March 15, 2012

A Doll's House

A Doll's House deals with issues in Ibsen's day that weren't even regarded as issues. Ibsen says,

"Modern society isn't a human society, it is only a society of males"

It is with this revealing statement that you should read this play. Once you see that, Nora's actions become clear. Her hiding her forgery from her husband, her taking money from a stranger - are all to protect her husband's pride and illusion of her as a child. Even after eight years of marriage, Nora has only lived in a doll's house. She has never been a real person. Playing first with her father, after her marriage, she molds herself into a plaything for her husband. It is when things become too real that her marriage suffers a crisis. Faced with social ruin, Torvald shows a side of his character that Nora had never seen: the side of reality. All her life she has suffered from what so many women go through; she has lived a lie to please the male members of her family and never known it.
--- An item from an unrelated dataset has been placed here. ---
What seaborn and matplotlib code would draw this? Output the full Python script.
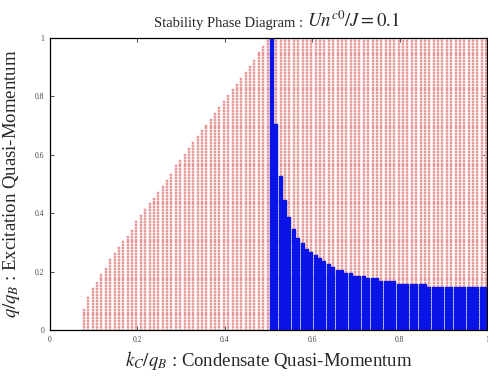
import numpy as np
import pandas as pd
import seaborn as sns
import matplotlib.pyplot as plt

# grid of the scan: condensate momentum columns, excitation momentum rows
KC_START = 0.078
KC_STEP = 0.01
q_rows = np.round(np.arange(0, 101) * 0.01, 2)

# upper edge of the unstable (red) wedge, one value per column for kc < 0.5
red_top = [0.07, 0.11, 0.14, 0.16, 0.19, 0.21, 0.24, 0.26, 0.28, 0.30,
           0.32, 0.34, 0.37, 0.39, 0.41, 0.43, 0.45, 0.47, 0.49, 0.51,
           0.53, 0.56, 0.58, 0.60, 0.62, 0.64, 0.66, 0.68, 0.70, 0.72,
           0.74, 0.76, 0.78, 0.80, 0.82, 0.84, 0.86, 0.88, 0.90, 0.92,
           0.95, 0.97, 1.00]

# upper edge of the blue region, one value per column for kc >= 0.5
blue_top = [1.00, 0.70, 0.52, 0.44, 0.38, 0.34, 0.31, 0.29, 0.27, 0.26,
            0.25, 0.24, 0.23, 0.22, 0.21, 0.20, 0.20, 0.19, 0.19, 0.18,
            0.18, 0.18, 0.17, 0.17, 0.17, 0.16, 0.16, 0.16, 0.16, 0.15,
            0.15, 0.15, 0.15, 0.15, 0.15, 0.15, 0.14, 0.14, 0.14, 0.14,
            0.14, 0.14, 0.14, 0.14, 0.14, 0.14, 0.14, 0.14, 0.14, 0.14]

# build the point table
rows = []
for i, top in enumerate(red_top):
    kc = KC_START + i * KC_STEP
    for q in q_rows[q_rows <= top + 1e-9]:
        rows.append((kc, q, 'red'))
for j, top in enumerate(blue_top):
    kc = KC_START + (len(red_top) + j) * KC_STEP
    for q in q_rows:
        rows.append((kc, q, 'blue' if q <= top + 1e-9 else 'red'))
df = pd.DataFrame(rows, columns=['kc', 'q', 'phase'])

sns.set_style('ticks')
plt.rcParams['font.family'] = ['Liberation Serif', 'DejaVu Serif']
plt.rcParams['mathtext.fontset'] = 'stix'

fig = plt.figure(figsize=(4.89, 3.79), dpi=100)
ax = fig.add_axes([0.102, 0.129, 0.894, 0.771])

sns.scatterplot(data=df[df.phase == 'red'], x='kc', y='q', marker='s', s=4.6,
                color='#f0aaaa', edgecolor='#dc8282', linewidth=0.3,
                legend=False, ax=ax)
sns.scatterplot(data=df[df.phase == 'blue'], x='kc', y='q', marker='s', s=5.2,
                color='#0a14e6', edgecolor='#0a14e6', linewidth=0.2,
                legend=False, ax=ax)

ax.set_xlim(0, 1)
ax.set_ylim(0, 1)
ticks = [0, 0.2, 0.4, 0.6, 0.8, 1]
labels = ['0', '0.2', '0.4', '0.6', '0.8', '1']
ax.set_xticks(ticks, labels)
ax.set_yticks(ticks, labels)
ax.tick_params(direction='in', length=3, width=0.6, labelsize=5.5,
               labelcolor='#444444', top=True, right=True, pad=4)
for sp in ax.spines.values():
    sp.set_linewidth(0.9)
    sp.set_color('black')

ax.set_xlabel('$k_C/q_B$ : Condensate Quasi-Momentum', fontsize=13.5, labelpad=4)
ax.set_ylabel('$q/q_B$ : Excitation Quasi-Momentum', fontsize=13.5, labelpad=9)

fig.text(0.627, 0.929, 'Stability Phase Diagram : ', ha='right', va='baseline', fontsize=10.5)
fig.text(0.627, 0.929, '$Un^{c0}/J = 0.1$', ha='left', va='baseline', fontsize=13.5)

plt.savefig('out.png', dpi=100)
Expected to be a wife and mother first, Nora realizes that for her, being a human being first, like any other man, is more important. As the play progresses, the spendthrift wife's character is developed to show a girl with an immature understanding of the social world. Nora has been content to live her life under the protection of a husband whom she believes loves her unconditionally. She herself, living in this fantasy world, would do anything to protect those she loves. But that the world is a make-believe one she quickly realizes with Torvald's reaction to her actions. He is obviously not the man she thought, but is she the woman he believed her to be? Nora, always honest, realizes that she herself has a lot to grow and decides to leave her husband and children to discover the truth of herself and society.

The play met with a lot of controversy when it was first published in 1879. Dealing with the sacred institution of marriage, A Doll's House came under severe criticism for it's portrayal of such a wife. It was considered unnatural for a woman to walk out on her children. Ibsen was famous for dealing with the 'incomprehensible' and 'unnatural' woman; his effort was to show exactly how it wasn't unnatural and how the roles of women shouldn't be defined but be simply shown as human beings.